2. A switch according to claim 1 in which he contactor is a conductive plastic.

3. An array according to claim 2 in which the conductive plastic is filled with carbon black.

4. A switch according to claim 2 in which he conductive plastic comprises a conformable plastic loaded with metal particles.

5. An array according to claim 4 in which the conductive plastic is filled with carbon black.

6. A switch according to claim 4 in which the metal comprises 10 to 80 volume percent of the conductive plastic.

7. A switch according to claim 6 in which the conductive plastic has a volume resistivity less than 0.01 ohm centimeters.

8. A switch according to claim 7 in which the conductive plastic exhibits less than a 1 ohm per cm.sup.3 change in resistance with pressure applied thereto by key depression.

9. An encoded switch array comprising a circuit board having a plurality of holes formed therethrough, electrical contacts supported by and positioned about at least some of said holes of said circuit board, a base plate having a plurality of bores in alignment with the plurality of holes having the electrical contacts positioned about them, a plurality of keys, key stems attached to said keys and extending through said holes having contacts positioned about them, a contactor positioned about each of the stems and adapted to move about said stems, first means for holding each of said contactors above said contacts, second means for pressing each of said contactors against said contacts upon the depression of said keys, said circuit board having a wiring pattern thereon coupled to said electrical contacts, and each stem adapted to slidably move within a different one of said bores, and wherein said first means comprises a plurality of springs which are positioned on said base plate and which have a portion which extends through said holes in said board to hold said contactors above said electrical contacts.

10. An array according to claim 9 in which said second means comprising a plurality of springs each having a portion positioned to press said contactor against said contacts and wherein the springs of each plurality of springs are constructed to force the keys back to their original position after they are released following depression.

11. A switch comprising a circuit board having at least one electrically conductive contact provided on one surface thereof, a conductive plastic contactor for electrically engaging said contact, first plastic insulator means extending between the contact and the conductive plastic contactor for positioning the conductive plastic contactor out of engagement with said contact, depressible key means supported by the board for forcing said contactor to engage said contact, insulator cover means positioned in physical contact with said contactor and spring means positioned in physical contact with said cover means and said key means to provide resistance to key means depression.

12. A switch according to claim 11 in which the conductive plastic contactor is filled with carbon black.

13. A switch according to claim 11 in which the cover is a plastic film.

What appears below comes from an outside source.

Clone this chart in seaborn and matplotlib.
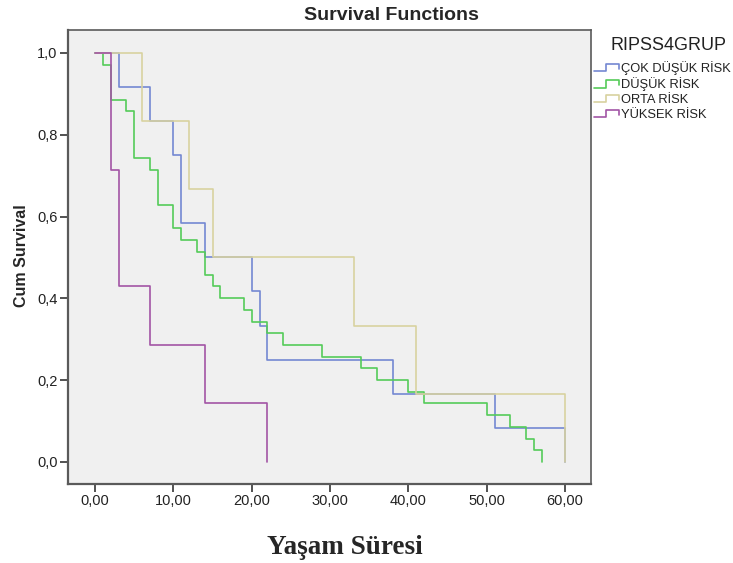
import matplotlib
matplotlib.use("Agg")
import matplotlib.pyplot as plt
from matplotlib.lines import Line2D
from matplotlib.legend_handler import HandlerBase
import seaborn as sns
import pandas as pd

# ---- data ----
groups = ["ÇOK DÜŞÜK RİSK", "DÜŞÜK RİSK", "ORTA RİSK", "YÜKSEK RİSK"]

cok_dusuk_time = [0, 3, 7, 10, 11, 14, 20, 21, 22, 38, 51, 60]
cok_dusuk_surv = [1.0, 0.917, 0.833, 0.750, 0.583, 0.500, 0.417, 0.333, 0.250, 0.167, 0.083, 0.0]

dusuk_time = [0, 1, 2, 4, 5, 7, 8, 10, 11, 13, 14, 15, 16, 19, 20, 22, 24, 29, 34, 36,
              40, 42, 50, 53, 55, 56, 57]
dusuk_surv = [1.0, 0.971, 0.886, 0.857, 0.743, 0.714, 0.629, 0.571, 0.543, 0.514, 0.457,
              0.429, 0.400, 0.371, 0.343, 0.314, 0.286, 0.257, 0.229, 0.200, 0.171, 0.143,
              0.114, 0.086, 0.057, 0.029, 0.0]

orta_time = [0, 6, 12, 15, 33, 41, 60]
orta_surv = [1.0, 0.833, 0.667, 0.500, 0.333, 0.167, 0.0]

yuksek_time = [0, 2, 3, 7, 14, 22]
yuksek_surv = [1.0, 0.714, 0.429, 0.286, 0.143, 0.0]

x_ticks = [0, 10, 20, 30, 40, 50, 60]
x_tick_labels = ["0,00", "10,00", "20,00", "30,00", "40,00", "50,00", "60,00"]
y_ticks = [0.0, 0.2, 0.4, 0.6, 0.8, 1.0]
y_tick_labels = ["0,0", "0,2", "0,4", "0,6", "0,8", "1,0"]

colors = ["#7488D2", "#55CB59", "#D8D2A0", "#A255A5"]

# ---- build table ----
frames = []
for g, t, s in zip(groups,
                   [cok_dusuk_time, dusuk_time, orta_time, yuksek_time],
                   [cok_dusuk_surv, dusuk_surv, orta_surv, yuksek_surv]):
    frames.append(pd.DataFrame({"group": g, "time": t, "surv": s}))
df = pd.concat(frames, ignore_index=True)

sns.set_style("ticks")
plt.rcParams["font.family"] = ["Liberation Sans", "DejaVu Sans"]

W, H = 733, 563
L, R, T, B = 68, 591, 30, 484
fig = plt.figure(figsize=(W / 100, H / 100), dpi=100)
fig.patch.set_facecolor("white")
ax = fig.add_axes([L / W, (H - B) / H, (R - L) / W, (B - T) / H])
ax.set_facecolor("#F0F0F0")

sns.lineplot(data=df, x="time", y="surv", hue="group", hue_order=groups,
             palette=colors, drawstyle="steps-post", estimator=None, sort=False,
             linewidth=1.2, legend=False, ax=ax)

ax.set_xlim(-3.45, 63.3)
ax.set_ylim(-0.054, 1.056)
ax.set_xticks(x_ticks)
ax.set_xticklabels(x_tick_labels)
ax.set_yticks(y_ticks)
ax.set_yticklabels(y_tick_labels)
ax.tick_params(axis="both", direction="out", length=5.5, width=1.2, color="#333333",
               labelsize=10.5, labelcolor="#222222", pad=2)
ax.set_xlabel("")
ax.set_ylabel("")
for name, sp in ax.spines.items():
    sp.set_visible(True)
    sp.set_color("#5A5A5A")
    sp.set_linewidth(1.6 if name in ("left", "bottom") else 1.2)
ax.grid(False)

fig.text(391 / W, 1 - 16 / H, "Survival Functions", ha="center", va="center",
         fontsize=14, fontweight="bold")
fig.text(22 / W, 1 - 256 / H, "Cum Survival", ha="center", va="center",
         rotation=90, fontsize=11.5, fontweight="bold")
fig.text(345 / W, 1 - 547 / H, "Yaşam Süresi", ha="center", va="center",
         fontsize=19.5, fontweight="bold", family=["Liberation Serif", "DejaVu Serif"])
fig.text(669 / W, 1 - 45 / H, "RIPSS4GRUP", ha="center", va="center",
         fontsize=13, color="#222222")


class StepHandler(HandlerBase):
    def create_artists(self, legend, orig_handle, xdescent, ydescent, width, height,
                       fontsize, trans):
        x0 = -xdescent
        y0 = -ydescent
        xs = [x0, x0 + 0.45 * width, x0 + 0.45 * width, x0 + 0.95 * width, x0 + 0.95 * width]
        ys = [y0 + 0.1 * height, y0 + 0.1 * height, y0 + 0.9 * height, y0 + 0.9 * height,
              y0 + 0.35 * height]
        ln = Line2D(xs, ys, color=orig_handle.get_color(),
                    linewidth=orig_handle.get_linewidth())
        ln.set_transform(trans)
        return [ln]


handles = [Line2D([], [], color=c, linewidth=1.2) for c in colors]
leg = fig.legend(handles, groups, loc="upper left",
                 bbox_to_anchor=(594 / W, 1 - 61 / H), frameon=False,
                 fontsize=9.3, borderpad=0,
                 handlelength=2.0, handletextpad=0.1, labelspacing=0.2,
                 borderaxespad=0, handler_map={Line2D: StepHandler()})
for t in leg.get_texts():
    t.set_color("#222222")

fig.savefig("out.png", dpi=100)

14. A switch according to claim 11 in which the conductive plastic contactor has a resistivity less than 0.1 ohm centimeters.

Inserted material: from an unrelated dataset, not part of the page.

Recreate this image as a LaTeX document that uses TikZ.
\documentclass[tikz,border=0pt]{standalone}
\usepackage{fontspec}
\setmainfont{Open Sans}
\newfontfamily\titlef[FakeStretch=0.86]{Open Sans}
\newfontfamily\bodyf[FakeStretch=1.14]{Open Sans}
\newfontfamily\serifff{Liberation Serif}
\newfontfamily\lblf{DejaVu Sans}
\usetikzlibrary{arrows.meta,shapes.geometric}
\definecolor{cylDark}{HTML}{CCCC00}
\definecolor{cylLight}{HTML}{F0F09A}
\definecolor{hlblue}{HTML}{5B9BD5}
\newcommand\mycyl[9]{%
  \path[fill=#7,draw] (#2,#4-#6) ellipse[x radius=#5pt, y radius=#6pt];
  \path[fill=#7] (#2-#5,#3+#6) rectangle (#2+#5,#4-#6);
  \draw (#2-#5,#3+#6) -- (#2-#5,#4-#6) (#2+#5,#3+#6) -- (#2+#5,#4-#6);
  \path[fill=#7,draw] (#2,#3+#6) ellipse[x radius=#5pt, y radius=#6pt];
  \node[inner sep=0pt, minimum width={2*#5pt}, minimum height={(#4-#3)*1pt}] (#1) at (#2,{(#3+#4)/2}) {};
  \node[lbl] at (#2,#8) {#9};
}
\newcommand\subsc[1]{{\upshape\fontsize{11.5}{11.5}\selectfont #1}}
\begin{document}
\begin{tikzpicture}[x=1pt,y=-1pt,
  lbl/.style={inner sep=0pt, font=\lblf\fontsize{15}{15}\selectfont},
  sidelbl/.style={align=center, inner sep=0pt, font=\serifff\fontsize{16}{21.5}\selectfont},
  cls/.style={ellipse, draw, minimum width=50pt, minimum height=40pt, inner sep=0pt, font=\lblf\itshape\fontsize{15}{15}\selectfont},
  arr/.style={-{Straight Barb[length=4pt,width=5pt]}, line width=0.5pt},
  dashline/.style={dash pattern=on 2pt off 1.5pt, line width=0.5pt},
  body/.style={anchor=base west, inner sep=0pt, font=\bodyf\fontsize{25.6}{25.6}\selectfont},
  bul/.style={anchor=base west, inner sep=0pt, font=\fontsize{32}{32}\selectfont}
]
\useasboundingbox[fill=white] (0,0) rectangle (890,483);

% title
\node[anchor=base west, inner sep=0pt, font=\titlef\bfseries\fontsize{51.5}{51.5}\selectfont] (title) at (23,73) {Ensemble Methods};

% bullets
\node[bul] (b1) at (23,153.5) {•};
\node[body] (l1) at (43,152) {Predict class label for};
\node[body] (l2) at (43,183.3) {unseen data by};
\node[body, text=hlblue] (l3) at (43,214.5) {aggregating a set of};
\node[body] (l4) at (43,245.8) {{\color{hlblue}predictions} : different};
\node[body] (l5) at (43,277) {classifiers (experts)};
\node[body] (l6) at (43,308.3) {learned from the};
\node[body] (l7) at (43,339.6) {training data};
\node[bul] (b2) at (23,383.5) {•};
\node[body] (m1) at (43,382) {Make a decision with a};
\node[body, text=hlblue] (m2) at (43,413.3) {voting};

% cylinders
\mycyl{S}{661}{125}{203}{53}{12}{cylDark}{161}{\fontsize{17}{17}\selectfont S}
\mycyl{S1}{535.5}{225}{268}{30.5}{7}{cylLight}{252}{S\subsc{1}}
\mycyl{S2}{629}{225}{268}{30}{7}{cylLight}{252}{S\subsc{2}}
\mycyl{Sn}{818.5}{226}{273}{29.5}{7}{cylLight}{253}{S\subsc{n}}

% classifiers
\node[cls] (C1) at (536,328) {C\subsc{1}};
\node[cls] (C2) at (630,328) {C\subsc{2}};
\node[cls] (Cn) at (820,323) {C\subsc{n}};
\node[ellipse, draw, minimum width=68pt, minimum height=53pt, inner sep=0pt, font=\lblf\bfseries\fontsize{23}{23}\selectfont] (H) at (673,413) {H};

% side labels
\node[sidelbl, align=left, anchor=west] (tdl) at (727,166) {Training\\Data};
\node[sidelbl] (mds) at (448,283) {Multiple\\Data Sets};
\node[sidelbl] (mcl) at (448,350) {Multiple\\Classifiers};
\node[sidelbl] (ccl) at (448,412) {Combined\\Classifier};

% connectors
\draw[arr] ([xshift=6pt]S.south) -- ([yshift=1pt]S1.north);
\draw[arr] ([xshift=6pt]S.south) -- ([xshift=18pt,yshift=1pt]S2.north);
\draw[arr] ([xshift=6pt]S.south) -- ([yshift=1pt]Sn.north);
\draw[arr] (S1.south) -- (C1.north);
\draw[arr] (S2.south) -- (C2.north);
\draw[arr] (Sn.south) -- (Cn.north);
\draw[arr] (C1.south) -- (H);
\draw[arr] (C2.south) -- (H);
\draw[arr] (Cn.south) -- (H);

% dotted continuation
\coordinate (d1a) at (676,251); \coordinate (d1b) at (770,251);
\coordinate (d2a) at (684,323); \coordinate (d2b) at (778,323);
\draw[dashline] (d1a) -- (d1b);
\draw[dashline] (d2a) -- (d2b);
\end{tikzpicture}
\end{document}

15. A switch according to claim 14 in which the conductive plastic exhibits less than a 0.1 ohm per cm.sup.3 change in resistance with pressure applied thereto by key depression.

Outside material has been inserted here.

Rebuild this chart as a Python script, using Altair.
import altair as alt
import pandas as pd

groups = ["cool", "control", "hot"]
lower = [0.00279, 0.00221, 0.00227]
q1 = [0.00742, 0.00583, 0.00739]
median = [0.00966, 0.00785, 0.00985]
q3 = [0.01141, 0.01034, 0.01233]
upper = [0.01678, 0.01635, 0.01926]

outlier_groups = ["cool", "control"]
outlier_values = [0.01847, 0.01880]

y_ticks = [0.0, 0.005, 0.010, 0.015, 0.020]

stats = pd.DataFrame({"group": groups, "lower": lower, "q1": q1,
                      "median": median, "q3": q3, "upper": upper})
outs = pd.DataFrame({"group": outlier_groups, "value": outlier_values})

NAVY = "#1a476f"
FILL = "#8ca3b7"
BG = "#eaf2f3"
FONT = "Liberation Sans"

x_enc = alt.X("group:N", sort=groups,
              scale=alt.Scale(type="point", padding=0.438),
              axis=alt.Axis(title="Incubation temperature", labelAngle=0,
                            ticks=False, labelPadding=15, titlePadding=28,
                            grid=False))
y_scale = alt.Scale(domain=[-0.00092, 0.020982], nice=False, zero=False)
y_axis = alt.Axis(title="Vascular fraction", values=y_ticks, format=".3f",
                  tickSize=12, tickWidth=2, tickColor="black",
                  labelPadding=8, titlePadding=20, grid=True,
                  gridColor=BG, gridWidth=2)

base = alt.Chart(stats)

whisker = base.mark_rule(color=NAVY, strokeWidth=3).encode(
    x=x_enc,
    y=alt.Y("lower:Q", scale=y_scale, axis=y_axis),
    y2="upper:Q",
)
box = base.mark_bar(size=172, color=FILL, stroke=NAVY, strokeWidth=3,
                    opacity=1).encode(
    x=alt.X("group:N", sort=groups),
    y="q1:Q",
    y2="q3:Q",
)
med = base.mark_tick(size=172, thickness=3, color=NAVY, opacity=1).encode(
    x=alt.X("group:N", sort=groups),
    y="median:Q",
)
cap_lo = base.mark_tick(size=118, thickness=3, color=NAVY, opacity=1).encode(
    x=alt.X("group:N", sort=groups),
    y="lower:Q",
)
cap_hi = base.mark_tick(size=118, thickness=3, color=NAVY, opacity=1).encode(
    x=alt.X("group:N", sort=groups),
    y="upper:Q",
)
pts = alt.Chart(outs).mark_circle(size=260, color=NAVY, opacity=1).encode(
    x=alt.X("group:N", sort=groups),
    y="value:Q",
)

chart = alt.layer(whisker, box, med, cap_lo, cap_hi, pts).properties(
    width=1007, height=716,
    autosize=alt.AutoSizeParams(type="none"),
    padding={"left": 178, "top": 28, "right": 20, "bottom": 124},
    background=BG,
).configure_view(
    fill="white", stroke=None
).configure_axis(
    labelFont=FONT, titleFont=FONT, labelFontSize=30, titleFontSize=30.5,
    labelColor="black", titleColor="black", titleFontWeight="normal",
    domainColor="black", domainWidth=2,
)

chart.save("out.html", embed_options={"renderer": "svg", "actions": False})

16. A switch comprising a key, a key stem extending therefrom, a first spring positioned below said key and about said stem, a member having a hole therethrough for the passage of the stem, said member positioned below said contactor and said member having electrical contact means about said hole, support means positioned below said member for slidably supporting the stem therein, and a second spring positioned on the support means and having a portion extending through said hole to maintain said contactor above said contact means.